The I1 and I2 cases are where B and C don’t agree. At that point, A is the tiebreaker. We just feed it through because that’s the bit that has two votes either way.
The top mux detects an error but needs an inverter (yes, in this case, you could have fed the inverted output of the flip flop in if you didn’t want the fail switch in there). If you have I1 or I2 active then you definitely have some kind of failure because B and C don’t agree. In the cases where they do agree, the output is the state of A — sort of. At I0, there’s no error if A is also 0, so the error signal is A. At I3, there’s no error when A is 1, so we invert A and that’s the answer. You could, of course, work out similar logic with the NAND gates, if you like.
The FPGA/CPU Connection
It isn’t unusual to be doing this kind of logic design on FPGAs. There are several ways this can work. First, there are FPGAs that automatically include TMR flip flops that are very expensive. These usually are known as “space-rated” FPGAs and often have other features such as other radiation-resistant circuitry, redundant clock busses, and so on. While these are expensive, they are very robust and easy to use since you don’t have to specify voting logic and multiple flip flops in your Verilog or VHDL.
Some synthesis tools can be cued to automatically generate TMR flip flops for some or all flip flops in your design. In other words, you specify a flip flop as normal in your VHDL or Verilog and the tool infers three physical flip flops and votes them for you. Exactly how you do this is tool-dependent, but it is likely to be some kind of option or constraint to the synthesis tool. For example, you can see how this works in Synplify in the video below. Even if you don’t use Synplify, the video has some good background information.

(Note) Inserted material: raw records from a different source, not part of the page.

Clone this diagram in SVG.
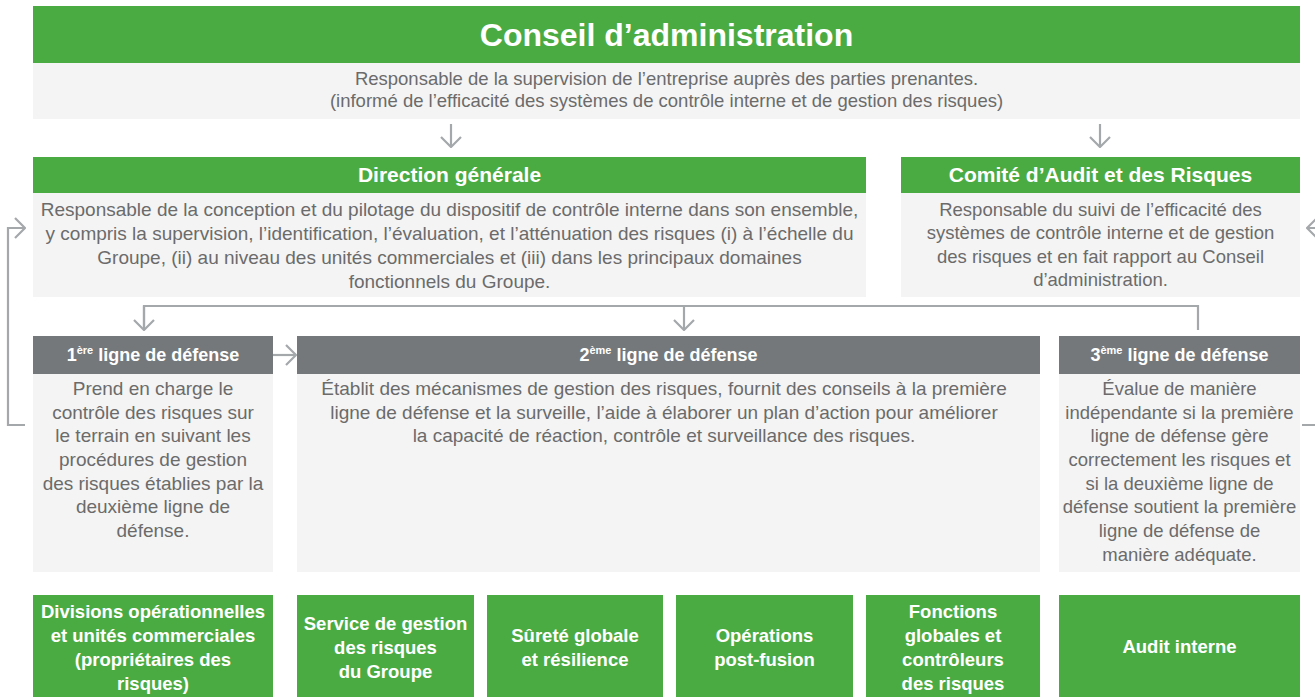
<svg xmlns="http://www.w3.org/2000/svg" width="1315" height="697" viewBox="0 0 1315 697">
<style>
.green{fill:#4bab43}
.hdr{fill:#75787b}
.body{fill:#f4f4f4}
.title{font-family:"Liberation Sans",Arial,sans-serif;font-weight:bold;font-size:32px;fill:#fff;text-anchor:middle}
.h1{font-family:"Liberation Sans",Arial,sans-serif;font-weight:bold;font-size:21px;fill:#fff;text-anchor:middle}
.h2{font-family:"Liberation Sans",Arial,sans-serif;font-weight:bold;font-size:18px;fill:#fff;text-anchor:middle}
.t{font-family:"Liberation Sans",Arial,sans-serif;font-size:18.5px;fill:#6b6b6b;text-anchor:middle}
.t19{font-size:19px}
.b{font-family:"Liberation Sans",Arial,sans-serif;font-weight:bold;font-size:18.5px;fill:#fff;text-anchor:middle}
.ln{fill:none;stroke:#a5a8ab;stroke-width:2.2}
</style>
<defs>
<marker id="chev" viewBox="0 0 12 22" refX="11" refY="11" markerWidth="12" markerHeight="22" markerUnits="userSpaceOnUse" orient="auto">
<path d="M1,1 L11,11 L1,21" fill="none" stroke="#a5a8ab" stroke-width="2.2"/>
</marker>
</defs>

<g id="connectors">
<path class="ln" d="M451,124 V147" marker-end="url(#chev)"/>
<path class="ln" d="M1100,124 V147" marker-end="url(#chev)"/>
<path class="ln" d="M144,330 V306 H1198 V330"/>
<path class="ln" d="M144,306 V330" marker-end="url(#chev)"/>
<path class="ln" d="M684,306 V330" marker-end="url(#chev)"/>
<path class="ln" d="M273,355 H296" marker-end="url(#chev)"/>
<path class="ln" d="M25,425 H8 V228 H25" marker-end="url(#chev)"/>
<path class="ln" d="M1302,425 H1325 V228 H1307" marker-end="url(#chev)"/>
</g>

<g id="conseil">
<rect class="green" x="33" y="6" width="1267" height="57"/>
<text class="title" x="666.5" y="46">Conseil d’administration</text>
<rect class="body" x="33" y="63" width="1267" height="56"/>
<text class="t" x="666.5" y="84.5">Responsable de la supervision de l’entreprise auprès des parties prenantes.</text>
<text class="t" x="666.5" y="106.5">(informé de l’efficacité des systèmes de contrôle interne et de gestion des risques)</text>
</g>

<g id="direction">
<rect class="green" x="33" y="157" width="833" height="36"/>
<text class="h1" x="449.5" y="182">Direction générale</text>
<rect class="body" x="33" y="193" width="833" height="104"/>
<text class="t t19" x="449.5" y="216">Responsable de la conception et du pilotage du dispositif de contrôle interne dans son ensemble,</text>
<text class="t t19" x="449.5" y="240">y compris la supervision, l’identification, l’évaluation, et l’atténuation des risques (i) à l’échelle du</text>
<text class="t t19" x="449.5" y="264">Groupe, (ii) au niveau des unités commerciales et (iii) dans les principaux domaines</text>
<text class="t t19" x="449.5" y="288">fonctionnels du Groupe.</text>
</g>

<g id="comite">
<rect class="green" x="901" y="157" width="399" height="36"/>
<text class="h1" x="1100.5" y="182">Comité d’Audit et des Risques</text>
<rect class="body" x="901" y="193" width="399" height="104"/>
<text class="t" x="1100.5" y="215.5">Responsable du suivi de l’efficacité des</text>
<text class="t" x="1100.5" y="239">systèmes de contrôle interne et de gestion</text>
<text class="t" x="1100.5" y="262.5">des risques et en fait rapport au Conseil</text>
<text class="t" x="1100.5" y="286">d’administration.</text>
</g>

<g id="ligne1">
<rect class="hdr" x="33" y="336" width="240" height="38"/>
<text class="h2" x="153" y="361">1<tspan font-size="11" dy="-7">ère</tspan><tspan dy="7"> ligne de défense</tspan></text>
<rect class="body" x="33" y="374" width="240" height="198"/>
<text class="t t19" x="153" y="395">Prend en charge le</text>
<text class="t t19" x="153" y="418.7">contrôle des risques sur</text>
<text class="t t19" x="153" y="442.3">le terrain en suivant les</text>
<text class="t t19" x="153" y="466">procédures de gestion</text>
<text class="t t19" x="153" y="489.7">des risques établies par la</text>
<text class="t t19" x="153" y="513.3">deuxième ligne de</text>
<text class="t t19" x="153" y="537">défense.</text>
</g>

<g id="ligne2">
<rect class="hdr" x="297" y="336" width="743" height="38"/>
<text class="h2" x="668.5" y="361">2<tspan font-size="11" dy="-7">ème</tspan><tspan dy="7"> ligne de défense</tspan></text>
<rect class="body" x="297" y="374" width="743" height="198"/>
<text class="t t19" x="664" y="395">Établit des mécanismes de gestion des risques, fournit des conseils à la première</text>
<text class="t t19" x="664" y="418.7">ligne de défense et la surveille, l’aide à élaborer un plan d’action pour améliorer</text>
<text class="t t19" x="664" y="442.3">la capacité de réaction, contrôle et surveillance des risques.</text>
</g>

<g id="ligne3">
<rect class="hdr" x="1059" y="336" width="241" height="38"/>
<text class="h2" x="1179.5" y="361">3<tspan font-size="11" dy="-7">ème</tspan><tspan dy="7"> ligne de défense</tspan></text>
<rect class="body" x="1059" y="374" width="241" height="198"/>
<text class="t" x="1179.5" y="395">Évalue de manière</text>
<text class="t" x="1179.5" y="418.7">indépendante si la première</text>
<text class="t" x="1179.5" y="442.3">ligne de défense gère</text>
<text class="t" x="1179.5" y="466">correctement les risques et</text>
<text class="t" x="1179.5" y="489.7">si la deuxième ligne de</text>
<text class="t" x="1179.5" y="513.3">défense soutient la première</text>
<text class="t" x="1179.5" y="537">ligne de défense de</text>
<text class="t" x="1179.5" y="560.7">manière adéquate.</text>
</g>

<g id="divisions">
<rect class="green" x="33" y="595" width="240" height="102"/>
<text class="b" x="153" y="617.5">Divisions opérationnelles</text>
<text class="b" x="153" y="641.5">et unités commerciales</text>
<text class="b" x="153" y="665.5">(propriétaires des</text>
<text class="b" x="153" y="689.5">risques)</text>
</g>

<g id="service">
<rect class="green" x="297" y="595" width="177" height="102"/>
<text class="b" x="385.5" y="629.5">Service de gestion</text>
<text class="b" x="385.5" y="653.5">des risques</text>
<text class="b" x="385.5" y="677.5">du Groupe</text>
</g>

<g id="surete">
<rect class="green" x="487" y="595" width="176" height="102"/>
<text class="b" x="575" y="641.5">Sûreté globale</text>
<text class="b" x="575" y="665.5">et résilience</text>
</g>

<g id="operations">
<rect class="green" x="676" y="595" width="177" height="102"/>
<text class="b" x="764.5" y="641.5">Opérations</text>
<text class="b" x="764.5" y="665.5">post-fusion</text>
</g>

<g id="fonctions">
<rect class="green" x="866" y="595" width="174" height="102"/>
<text class="b" x="953" y="617.5">Fonctions</text>
<text class="b" x="953" y="641.5">globales et</text>
<text class="b" x="953" y="665.5">contrôleurs</text>
<text class="b" x="953" y="689.5">des risques</text>
</g>

<g id="audit">
<rect class="green" x="1059" y="595" width="241" height="102"/>
<text class="b" x="1179.5" y="652.5">Audit interne</text>
</g>
</svg>
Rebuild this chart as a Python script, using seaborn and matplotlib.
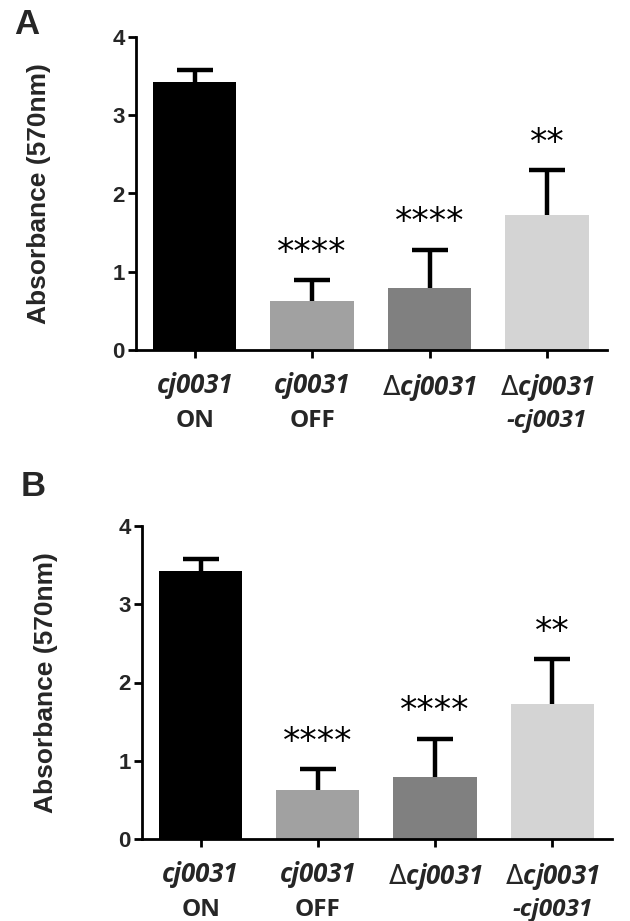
import matplotlib
matplotlib.use("Agg")
import matplotlib.pyplot as plt
import seaborn as sns
import pandas as pd

# ---- data ----
categories = ["cj0031 ON", "cj0031 OFF", "Δcj0031", "Δcj0031-cj0031"]
label_line1 = ["cj0031", "cj0031", r"$\mathrm{\Delta}$cj0031", r"$\mathrm{\Delta}$cj0031"]
label_line2 = ["ON", "OFF", "", "-cj0031"]
line2_italic = [False, False, False, True]
means = [3.42, 0.63, 0.79, 1.73]
errors = [0.16, 0.26, 0.49, 0.57]
signif = ["", "****", "****", "**"]
colors = ["#000000", "#a1a1a1", "#808080", "#d4d4d4"]
yticks = [0, 1, 2, 3, 4]
ylabel = "Absorbance (570nm)"
panels = ["A", "B"]

sns.set_style("ticks")
plt.rcParams["font.family"] = ["Liberation Sans", "DejaVu Sans"]
plt.rcParams["mathtext.default"] = "regular"
XFONT = ["Open Sans", "DejaVu Sans"]

df = pd.DataFrame({"group": categories, "mean": means})

fig = plt.figure(figsize=(6.30, 9.21), dpi=100)
W, H = 630, 921
# axes boxes in pixels: left, top(y=4), right, bottom(y=0)
boxes = [(136, 37, 607, 350), (142, 526, 612, 839)]
letters_pos = [(14, 8), (21, 470)]

for (l, t, r, b), letter, (lx, ly) in zip(boxes, panels, letters_pos):
    ax = fig.add_axes([l / W, 1 - b / H, (r - l) / W, (b - t) / H])
    sns.barplot(data=df, x="group", y="mean", hue="group", palette=colors,
                legend=False, errorbar=None, width=0.71, ax=ax,
                linewidth=0, saturation=1)
    eb = ax.errorbar(range(len(means)), means, yerr=[[0] * len(means), errors],
                     fmt="none", ecolor="black", elinewidth=3.2, capsize=13,
                     capthick=3.2, zorder=3)
    eb.lines[1][0].set_visible(False)  # hide lower caps
    for i, (m, e, s) in enumerate(zip(means, errors, signif)):
        if s:
            ax.text(i, m + e + 0.35, s, ha="center", va="center",
                    fontsize=25, family="DejaVu Sans", color="black")
    ax.set_xlim(-0.5, 3.51)
    ax.set_ylim(0, 4)
    ax.set_yticks(yticks)
    ax.set_yticklabels([str(v) for v in yticks], fontsize=16, fontweight="bold")
    ax.set_xticks(range(len(categories)))
    ax.set_xticklabels(label_line1, fontsize=18.5, fontweight="bold",
                       fontstyle="italic", family=XFONT)
    for i, (t2, it) in enumerate(zip(label_line2, line2_italic)):
        if t2:
            ax.annotate(t2, xy=(i, 0), xycoords=("data", "axes fraction"),
                        xytext=(0, -51), textcoords="offset points",
                        ha="center", va="center", fontsize=17.5,
                        fontweight="bold", fontstyle="italic" if it else "normal",
                        family=XFONT)
    ax.tick_params(axis="both", width=2, length=6, color="black")
    ax.tick_params(axis="y", pad=2)
    ax.tick_params(axis="x", pad=10)
    for sp in ["left", "bottom"]:
        ax.spines[sp].set_linewidth(2)
        ax.spines[sp].set_color("black")
    sns.despine(ax=ax)
    ax.set_xlabel("")
    ax.set_ylabel(ylabel, fontsize=19, fontweight="bold", va="center")
    ax.yaxis.set_label_coords(-0.205, 0.5)
    fig.text(lx / W, 1 - ly / H, letter, fontsize=25, fontweight="bold",
             ha="left", va="top")

fig.savefig("out.png", dpi=100)
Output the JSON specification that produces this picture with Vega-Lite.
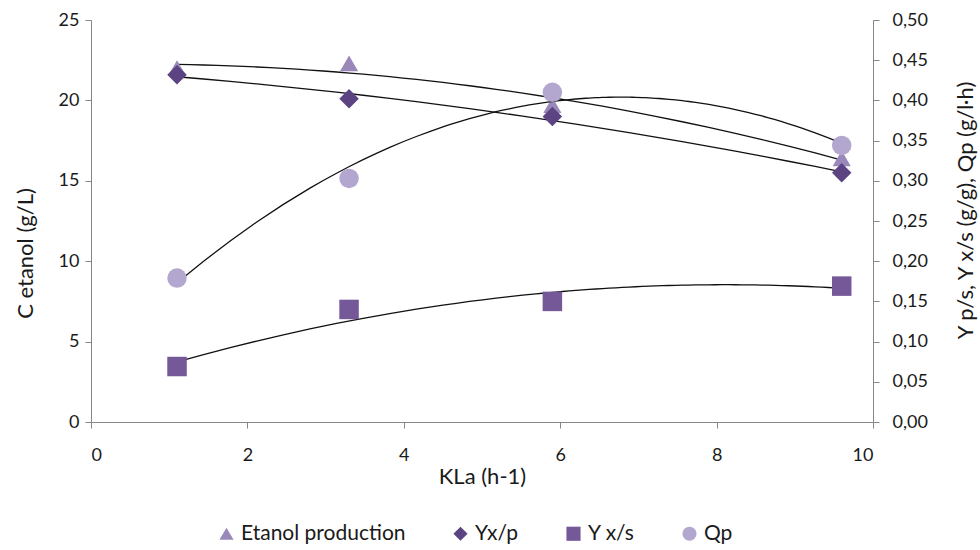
{
  "$schema": "https://vega.github.io/schema/vega-lite/v6.json",
  "width": 782,
  "height": 402,
  "autosize": "none",
  "padding": {"left": 91, "top": 20, "right": 107, "bottom": 128},
  "background": "white",
  "config": {
    "font": "Lato",
    "view": {"stroke": null},
    "locale": {"number": {"decimal": ",", "thousands": ".", "grouping": [3], "currency": ["", "€"]}},
    "axis": {
      "grid": false,
      "domainColor": "#868686",
      "tickColor": "#868686",
      "tickSize": 6,
      "labelFontSize": 18,
      "labelColor": "#1a1a1a",
      "titleFontSize": 22,
      "titleFontWeight": "normal",
      "titleColor": "#1a1a1a",
      "labelFont": "Lato",
      "titleFont": "Lato"
    },
    "legend": {"labelFont": "Lato", "labelFontSize": 21, "labelColor": "#1a1a1a"}
  },
  "data": {
    "values": [
      {"kla": 1.1, "series": "Etanol production", "left": 22.0},
      {"kla": 3.3, "series": "Etanol production", "left": 22.3},
      {"kla": 5.9, "series": "Etanol production", "left": 19.7},
      {"kla": 9.6, "series": "Etanol production", "left": 16.4},
      {"kla": 1.1, "series": "Yx/p", "right": 0.432},
      {"kla": 3.3, "series": "Yx/p", "right": 0.402},
      {"kla": 5.9, "series": "Yx/p", "right": 0.380},
      {"kla": 9.6, "series": "Yx/p", "right": 0.310},
      {"kla": 1.1, "series": "Y x/s", "right": 0.069},
      {"kla": 3.3, "series": "Y x/s", "right": 0.140},
      {"kla": 5.9, "series": "Y x/s", "right": 0.150},
      {"kla": 9.6, "series": "Y x/s", "right": 0.169},
      {"kla": 1.1, "series": "Qp", "right": 0.179},
      {"kla": 3.3, "series": "Qp", "right": 0.303},
      {"kla": 5.9, "series": "Qp", "right": 0.410},
      {"kla": 9.6, "series": "Qp", "right": 0.344}
    ]
  },
  "encoding": {
    "x": {
      "field": "kla", "type": "quantitative",
      "scale": {"domain": [0, 10], "nice": false},
      "axis": {"values": [0, 2, 4, 6, 8, 10], "title": "KLa (h-1)", "labelPadding": 18, "titlePadding": 2}
    }
  },
  "layer": [
    {
      "transform": [{"filter": "datum.series === 'Etanol production'"}],
      "layer": [
        {
          "transform": [{"regression": "left", "on": "kla", "method": "poly", "order": 2, "extent": [1.1, 9.6]}],
          "mark": {"type": "line", "color": "#111111", "strokeWidth": 1.3},
          "encoding": {
            "x": {"field": "kla", "type": "quantitative"},
            "y": {"field": "left", "type": "quantitative"}
          }
        },
        {
          "mark": {"type": "point", "filled": true, "opacity": 1, "size": 330},
          "encoding": {
            "y": {
              "field": "left", "type": "quantitative",
              "scale": {"domain": [0, 25], "nice": false},
              "axis": {"values": [0, 5, 10, 15, 20, 25], "title": "C etanol (g/L)", "orient": "left", "labelPadding": 6, "titleX": -66, "titleY": 233, "titleAngle": 270, "titleBaseline": "middle", "titleAlign": "center"}
            },
            "color": {
              "field": "series", "type": "nominal",
              "scale": {"domain": ["Etanol production", "Yx/p", "Y x/s", "Qp"], "range": ["#9a88ba", "#5c4382", "#745898", "#b4a7cf"]},
              "legend": {"title": null, "orient": "none", "legendX": 125, "legendY": 503, "direction": "horizontal", "columnPadding": 44, "symbolSize": 200, "labelOffset": 4, "labelLimit": 300}
            },
            "shape": {
              "field": "series", "type": "nominal",
              "scale": {"domain": ["Etanol production", "Yx/p", "Y x/s", "Qp"], "range": ["triangle-up", "diamond", "square", "circle"]}
            }
          }
        }
      ]
    },
    {
      "transform": [{"filter": "datum.series !== 'Etanol production'"}],
      "layer": [
        {
          "transform": [{"regression": "right", "on": "kla", "groupby": ["series"], "method": "poly", "order": 2, "extent": [1.1, 9.6]}],
          "mark": {"type": "line", "color": "#111111", "strokeWidth": 1.3},
          "encoding": {
            "x": {"field": "kla", "type": "quantitative"},
            "y": {"field": "right", "type": "quantitative"},
            "detail": {"field": "series", "type": "nominal"}
          }
        },
        {
          "mark": {"type": "point", "filled": true, "opacity": 1, "size": 380},
          "encoding": {
            "y": {
              "field": "right", "type": "quantitative",
              "scale": {"domain": [0, 0.5], "nice": false},
              "axis": {"values": [0, 0.05, 0.1, 0.15, 0.2, 0.25, 0.3, 0.35, 0.4, 0.45, 0.5], "format": ".2f", "title": "Y p/s, Y x/s (g/g), Qp (g/l·h)", "orient": "right", "labelPadding": 13, "titleX": 92, "titleY": 190, "titleAngle": 270, "titleBaseline": "middle", "titleAlign": "center"}
            },
            "color": {
              "field": "series", "type": "nominal",
              "scale": {"domain": ["Etanol production", "Yx/p", "Y x/s", "Qp"], "range": ["#9a88ba", "#5c4382", "#745898", "#b4a7cf"]}
            },
            "shape": {
              "field": "series", "type": "nominal",
              "scale": {"domain": ["Etanol production", "Yx/p", "Y x/s", "Qp"], "range": ["triangle-up", "diamond", "square", "circle"]}
            }
          }
        }
      ]
    }
  ],
  "resolve": {"scale": {"y": "independent"}}
}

Of course, the final option is to do it yourself like we’ve done here. Depending on what you fear, this might not be the best option. One flip flop failing on an FPGA without radiation or some other specific reason isn’t very likely. And if you need radiation tolerance, just doing the flip flops might not be enough.
Keep in mind, though, that I’m only using a single flip flop as an example. You could use this same idea of voting to vote outputs from any odd number of outputs. You could vote three Arduino outputs, for example. Or you might want to vote three sensor inputs although if you were only worried about the sensors you could probably do that in software pretty easily, too. Just don’t forget to account for glitches if the outputs are not exactly synchronized.
For More Information
Dealing with redundant circuits is a huge topic and I can’t hope to cover everything in a short post. If you want to read more, NASA has quite a few documents that can help you including some discussions of the Shuttle architecture with failure reports and some scholarly papers. If you want to learn more about other kinds of redundancy and why adding redundancy can lower reliability if you aren’t careful, you can check out the Wikipedia article or this page from Rutgers. Specialists spend years studying this kind of design and you still find arguments over what’s the best for any given application. So don’t expect to master this overnight.
Especially since there’s plenty more to consider when making a really robust system. For example, a good design will periodically refresh the outputs so that an error that would correct itself won’t accumulate. Memory probably needs periodic scrubbing and error correction. But these simple circuits are at the heart of some of the most reliable systems we know how to make.